SET EXERCISE
Look through the lines and report how many include the word "this", giving nothing but the number.

RECORD EXCERPTS
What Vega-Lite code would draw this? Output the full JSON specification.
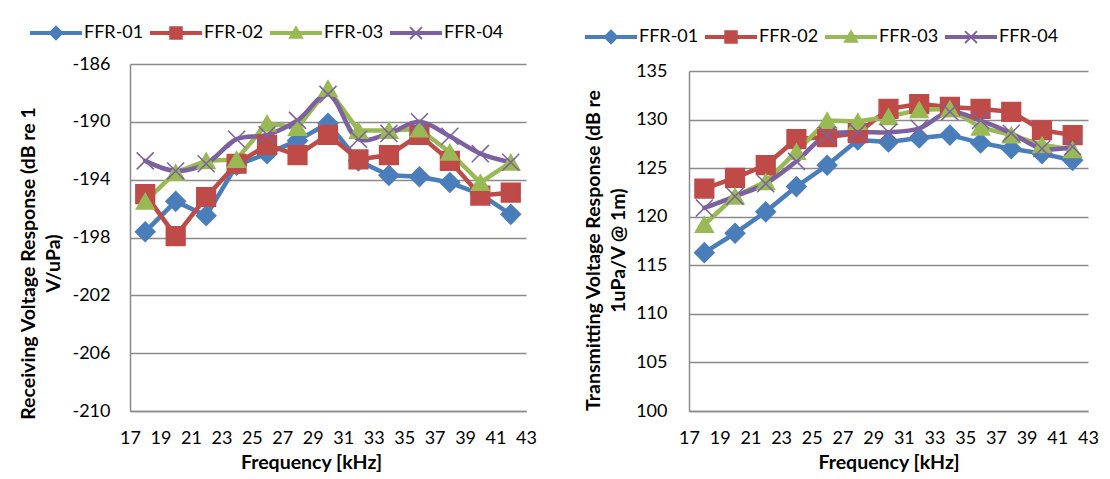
{
  "$schema": "https://vega.github.io/schema/vega-lite/v6.json",
  "background": "white",
  "padding": {"left": 18, "top": 25, "right": 5, "bottom": 0},
  "spacing": 46,
  "config": {
    "font": "Lato",
    "view": {"stroke": null},
    "axis": {
      "domainColor": "#8a8a8a", "domainWidth": 1.5,
      "gridColor": "#8a8a8a", "gridWidth": 1.5,
      "ticks": false,
      "labelFont": "Lato", "labelFontSize": 18, "labelColor": "#000000",
      "titleFont": "Lato", "titleFontSize": 19.5, "titleFontWeight": "bold", "titleColor": "#000000",
      "titleLineHeight": 25
    },
    "legend": {
      "labelFont": "Lato", "labelFontSize": 18, "labelColor": "#000000",
      "symbolSize": 2700, "clipHeight": 16, "labelOffset": 2, "columnPadding": 6, "padding": 0,
      "symbolStrokeWidth": 0
    }
  },
  "datasets": {
    "d": [
      {"f": 18, "s": "FFR-01", "rvr": -197.6, "tvr": 116.3},
      {"f": 20, "s": "FFR-01", "rvr": -195.5, "tvr": 118.3},
      {"f": 22, "s": "FFR-01", "rvr": -196.5, "tvr": 120.5},
      {"f": 24, "s": "FFR-01", "rvr": -193.0, "tvr": 123.1},
      {"f": 26, "s": "FFR-01", "rvr": -192.2, "tvr": 125.3},
      {"f": 28, "s": "FFR-01", "rvr": -191.3, "tvr": 127.9},
      {"f": 30, "s": "FFR-01", "rvr": -190.1, "tvr": 127.7},
      {"f": 32, "s": "FFR-01", "rvr": -192.7, "tvr": 128.1},
      {"f": 34, "s": "FFR-01", "rvr": -193.7, "tvr": 128.4},
      {"f": 36, "s": "FFR-01", "rvr": -193.8, "tvr": 127.6},
      {"f": 38, "s": "FFR-01", "rvr": -194.2, "tvr": 127.0},
      {"f": 40, "s": "FFR-01", "rvr": -195.0, "tvr": 126.5},
      {"f": 42, "s": "FFR-01", "rvr": -196.4, "tvr": 125.8},
      {"f": 18, "s": "FFR-02", "rvr": -195.0, "tvr": 122.9},
      {"f": 20, "s": "FFR-02", "rvr": -197.9, "tvr": 124.0},
      {"f": 22, "s": "FFR-02", "rvr": -195.2, "tvr": 125.3},
      {"f": 24, "s": "FFR-02", "rvr": -192.9, "tvr": 128.0},
      {"f": 26, "s": "FFR-02", "rvr": -191.6, "tvr": 128.2},
      {"f": 28, "s": "FFR-02", "rvr": -192.3, "tvr": 128.6},
      {"f": 30, "s": "FFR-02", "rvr": -190.9, "tvr": 131.1},
      {"f": 32, "s": "FFR-02", "rvr": -192.6, "tvr": 131.6},
      {"f": 34, "s": "FFR-02", "rvr": -192.3, "tvr": 131.3},
      {"f": 36, "s": "FFR-02", "rvr": -190.9, "tvr": 131.1},
      {"f": 38, "s": "FFR-02", "rvr": -192.7, "tvr": 130.8},
      {"f": 40, "s": "FFR-02", "rvr": -195.1, "tvr": 128.9},
      {"f": 42, "s": "FFR-02", "rvr": -194.9, "tvr": 128.4},
      {"f": 18, "s": "FFR-03", "rvr": -195.5, "tvr": 119.2},
      {"f": 20, "s": "FFR-03", "rvr": -193.5, "tvr": 122.1},
      {"f": 22, "s": "FFR-03", "rvr": -192.7, "tvr": 123.6},
      {"f": 24, "s": "FFR-03", "rvr": -192.6, "tvr": 126.7},
      {"f": 26, "s": "FFR-03", "rvr": -190.1, "tvr": 129.9},
      {"f": 28, "s": "FFR-03", "rvr": -190.4, "tvr": 129.8},
      {"f": 30, "s": "FFR-03", "rvr": -187.7, "tvr": 130.3},
      {"f": 32, "s": "FFR-03", "rvr": -190.6, "tvr": 131.0},
      {"f": 34, "s": "FFR-03", "rvr": -190.6, "tvr": 131.1},
      {"f": 36, "s": "FFR-03", "rvr": -190.5, "tvr": 129.2},
      {"f": 38, "s": "FFR-03", "rvr": -192.1, "tvr": 128.4},
      {"f": 40, "s": "FFR-03", "rvr": -194.2, "tvr": 127.4},
      {"f": 42, "s": "FFR-03", "rvr": -192.8, "tvr": 126.9},
      {"f": 18, "s": "FFR-04", "rvr": -192.7, "tvr": 120.9},
      {"f": 20, "s": "FFR-04", "rvr": -193.4, "tvr": 122.1},
      {"f": 22, "s": "FFR-04", "rvr": -192.9, "tvr": 123.4},
      {"f": 24, "s": "FFR-04", "rvr": -191.2, "tvr": 125.7},
      {"f": 26, "s": "FFR-04", "rvr": -190.9, "tvr": 128.4},
      {"f": 28, "s": "FFR-04", "rvr": -189.9, "tvr": 128.7},
      {"f": 30, "s": "FFR-04", "rvr": -188.1, "tvr": 128.7},
      {"f": 32, "s": "FFR-04", "rvr": -191.2, "tvr": 129.1},
      {"f": 34, "s": "FFR-04", "rvr": -190.8, "tvr": 130.8},
      {"f": 36, "s": "FFR-04", "rvr": -190.0, "tvr": 129.9},
      {"f": 38, "s": "FFR-04", "rvr": -191.0, "tvr": 128.6},
      {"f": 40, "s": "FFR-04", "rvr": -192.2, "tvr": 127.0},
      {"f": 42, "s": "FFR-04", "rvr": -192.8, "tvr": 127.2}
    ]
  },
  "resolve": {"scale": {"color": "independent", "y": "independent", "x": "independent"}, "legend": {"color": "independent"}},
  "hconcat": [
    {
      "width": 396,
      "height": 347,
      "data": {"name": "d"},
      "encoding": {
        "x": {"field": "f", "type": "quantitative", "scale": {"domain": [17, 43], "nice": false, "zero": false},
              "axis": {"title": "Frequency [kHz]", "values": [17,19,21,23,25,27,29,31,33,35,37,39,41,43], "grid": false, "labelPadding": 18, "titlePadding": 6, "titleX": 181, "labelFlush": false}},
        "y": {"field": "rvr", "type": "quantitative", "scale": {"domain": [-210, -186], "nice": false, "zero": false},
              "axis": {"title": ["Receiving Voltage Response (dB re 1", "V/uPa)"], "values": [-210,-206,-202,-198,-194,-190,-186], "labelExpr": "toString(datum.value)", "grid": true, "labelPadding": 20, "titlePadding": 8, "titleY": 199}}
      },
      "layer": [
        {
          "transform": [{"filter": "datum.s !== 'FFR-04'"}],
          "mark": {"type": "line", "strokeWidth": 4.5, "strokeCap": "round", "strokeJoin": "round"},
          "encoding": {
            "color": {"field": "s", "type": "nominal",
              "scale": {"domain": ["FFR-01","FFR-02","FFR-03","FFR-04"], "range": ["#4A7EBB","#BE4B48","#98B954","#7D60A0"]},
              "legend": {"title": null, "orient": "none", "direction": "horizontal", "legendX": -100, "legendY": -39,
                "encode": {"symbols": {"update": {
                  "shape": {"signal": "datum.value === 'FFR-01' ? 'M-1,-0.08L1,-0.08L1,0.08L-1,0.08ZM-0.3,0L0,-0.3L0.3,0L0,0.3Z' : datum.value === 'FFR-02' ? 'M-1,-0.08L1,-0.08L1,0.08L-1,0.08ZM-0.26,-0.26L0.26,-0.26L0.26,0.26L-0.26,0.26Z' : datum.value === 'FFR-03' ? 'M-1,-0.08L1,-0.08L1,0.08L-1,0.08ZM0,-0.3L0.3,0.22L-0.3,0.22Z' : 'M-1,-0.08L1,-0.08L1,0.08L-1,0.08ZM-0.205,-0.255L0.255,0.205L0.205,0.255L-0.255,-0.205ZM-0.255,0.205L0.205,-0.255L0.255,-0.205L-0.205,0.255Z'"},
                  "fill": {"signal": "datum.value === 'FFR-01' ? '#4A7EBB' : datum.value === 'FFR-02' ? '#BE4B48' : datum.value === 'FFR-03' ? '#98B954' : '#7D60A0'"},
                  "fillOpacity": {"value": 1},
                  "strokeWidth": {"value": 0}
                }}}}
            }
          }
        },
        {
          "transform": [{"filter": "datum.s === 'FFR-04'"}],
          "mark": {"type": "line", "strokeWidth": 4.5, "strokeCap": "round", "strokeJoin": "round", "interpolate": "catmull-rom"},
          "encoding": {
            "color": {"field": "s", "type": "nominal",
              "scale": {"domain": ["FFR-01","FFR-02","FFR-03","FFR-04"], "range": ["#4A7EBB","#BE4B48","#98B954","#7D60A0"]}}
          }
        },
        {
          "mark": {"type": "point", "filled": true, "opacity": 1, "strokeWidth": 1.5},
          "encoding": {
            "fill": {"field": "s", "type": "nominal", "legend": null,
              "scale": {"domain": ["FFR-01","FFR-02","FFR-03","FFR-04"], "range": ["#4A7EBB","#BE4B48","#98B954","#7D60A0"]}},
            "stroke": {"field": "s", "type": "nominal", "legend": null,
              "scale": {"domain": ["FFR-01","FFR-02","FFR-03","FFR-04"], "range": ["#4A7EBB","#BE4B48","#98B954","#7D60A0"]}},
            "shape": {"field": "s", "type": "nominal", "legend": null,
              "scale": {"domain": ["FFR-01","FFR-02","FFR-03","FFR-04"], "range": ["diamond","square","triangle-up","M-1,-1L1,1M-1,1L1,-1"]}},
            "size": {"field": "s", "type": "nominal", "legend": null,
              "scale": {"domain": ["FFR-01","FFR-02","FFR-03","FFR-04"], "range": [380, 290, 330, 250]}}
          }
        }
      ]
    },
    {
      "width": 399,
      "height": 347,
      "data": {"name": "d"},
      "encoding": {
        "x": {"field": "f", "type": "quantitative", "scale": {"domain": [17, 43], "nice": false, "zero": false},
              "axis": {"title": "Frequency [kHz]", "values": [17,19,21,23,25,27,29,31,33,35,37,39,41,43], "grid": false, "labelPadding": 18, "titlePadding": 6, "labelFlush": false}},
        "y": {"field": "tvr", "type": "quantitative", "scale": {"domain": [100, 135], "nice": false, "zero": false, "range": [347, 7]},
              "axis": {"title": ["Transmitting Voltage Response (dB re", "1uPa/V @ 1m)"], "values": [100,105,110,115,120,125,130,135], "grid": true, "labelPadding": 22, "titlePadding": 7, "titleY": 186}}
      },
      "layer": [
        {
          "transform": [{"filter": "datum.s !== 'FFR-04'"}],
          "mark": {"type": "line", "strokeWidth": 4.5, "strokeCap": "round", "strokeJoin": "round"},
          "encoding": {
            "color": {"field": "s", "type": "nominal",
              "scale": {"domain": ["FFR-01","FFR-02","FFR-03","FFR-04"], "range": ["#4A7EBB","#BE4B48","#98B954","#7D60A0"]},
              "legend": {"title": null, "orient": "none", "direction": "horizontal", "legendX": -104, "legendY": -35,
                "encode": {"symbols": {"update": {
                  "shape": {"signal": "datum.value === 'FFR-01' ? 'M-1,-0.08L1,-0.08L1,0.08L-1,0.08ZM-0.3,0L0,-0.3L0.3,0L0,0.3Z' : datum.value === 'FFR-02' ? 'M-1,-0.08L1,-0.08L1,0.08L-1,0.08ZM-0.26,-0.26L0.26,-0.26L0.26,0.26L-0.26,0.26Z' : datum.value === 'FFR-03' ? 'M-1,-0.08L1,-0.08L1,0.08L-1,0.08ZM0,-0.3L0.3,0.22L-0.3,0.22Z' : 'M-1,-0.08L1,-0.08L1,0.08L-1,0.08ZM-0.205,-0.255L0.255,0.205L0.205,0.255L-0.255,-0.205ZM-0.255,0.205L0.205,-0.255L0.255,-0.205L-0.205,0.255Z'"},
                  "fill": {"signal": "datum.value === 'FFR-01' ? '#4A7EBB' : datum.value === 'FFR-02' ? '#BE4B48' : datum.value === 'FFR-03' ? '#98B954' : '#7D60A0'"},
                  "fillOpacity": {"value": 1},
                  "strokeWidth": {"value": 0}
                }}}}
            }
          }
        },
        {
          "transform": [{"filter": "datum.s === 'FFR-04'"}],
          "mark": {"type": "line", "strokeWidth": 4.5, "strokeCap": "round", "strokeJoin": "round", "interpolate": "catmull-rom"},
          "encoding": {
            "color": {"field": "s", "type": "nominal",
              "scale": {"domain": ["FFR-01","FFR-02","FFR-03","FFR-04"], "range": ["#4A7EBB","#BE4B48","#98B954","#7D60A0"]}}
          }
        },
        {
          "mark": {"type": "point", "filled": true, "opacity": 1, "strokeWidth": 1.5},
          "encoding": {
            "fill": {"field": "s", "type": "nominal", "legend": null,
              "scale": {"domain": ["FFR-01","FFR-02","FFR-03","FFR-04"], "range": ["#4A7EBB","#BE4B48","#98B954","#7D60A0"]}},
            "stroke": {"field": "s", "type": "nominal", "legend": null,
              "scale": {"domain": ["FFR-01","FFR-02","FFR-03","FFR-04"], "range": ["#4A7EBB","#BE4B48","#98B954","#7D60A0"]}},
            "shape": {"field": "s", "type": "nominal", "legend": null,
              "scale": {"domain": ["FFR-01","FFR-02","FFR-03","FFR-04"], "range": ["diamond","square","triangle-up","M-1,-1L1,1M-1,1L1,-1"]}},
            "size": {"field": "s", "type": "nominal", "legend": null,
              "scale": {"domain": ["FFR-01","FFR-02","FFR-03","FFR-04"], "range": [380, 290, 330, 250]}}
          }
        }
      ]
    }
  ]
}
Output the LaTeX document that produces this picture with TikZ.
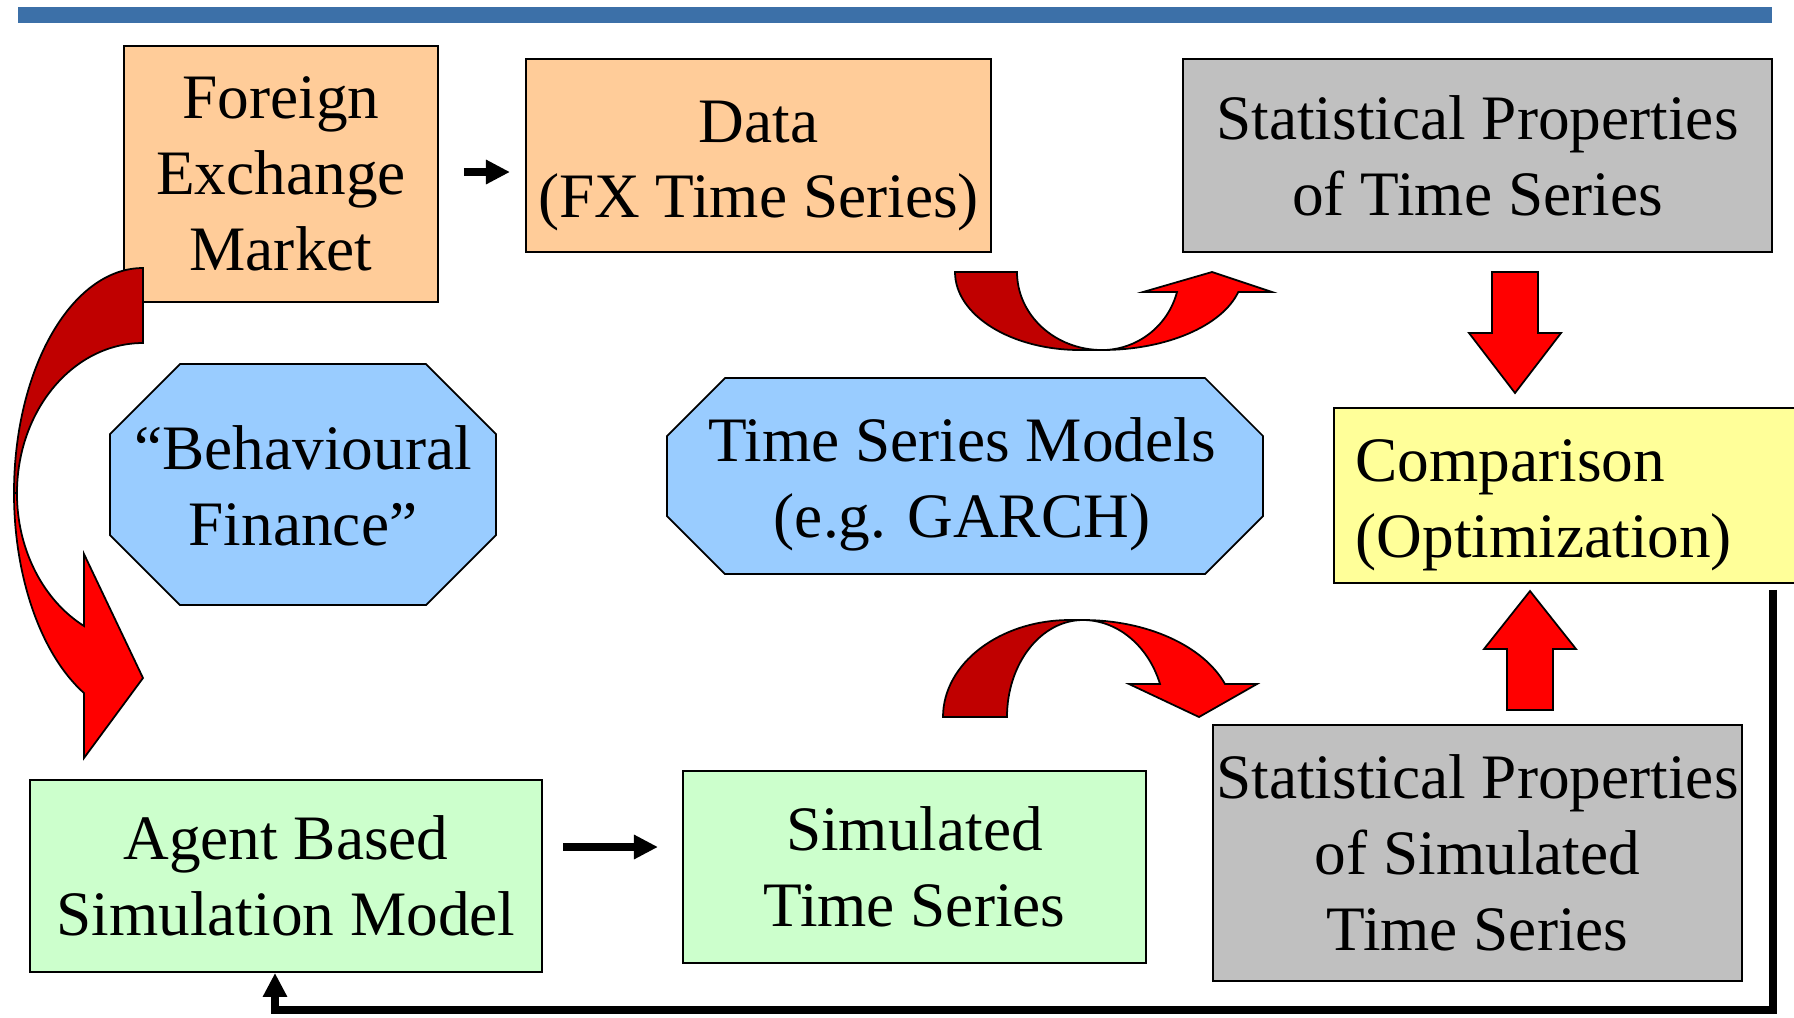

TASK OUTPUT
2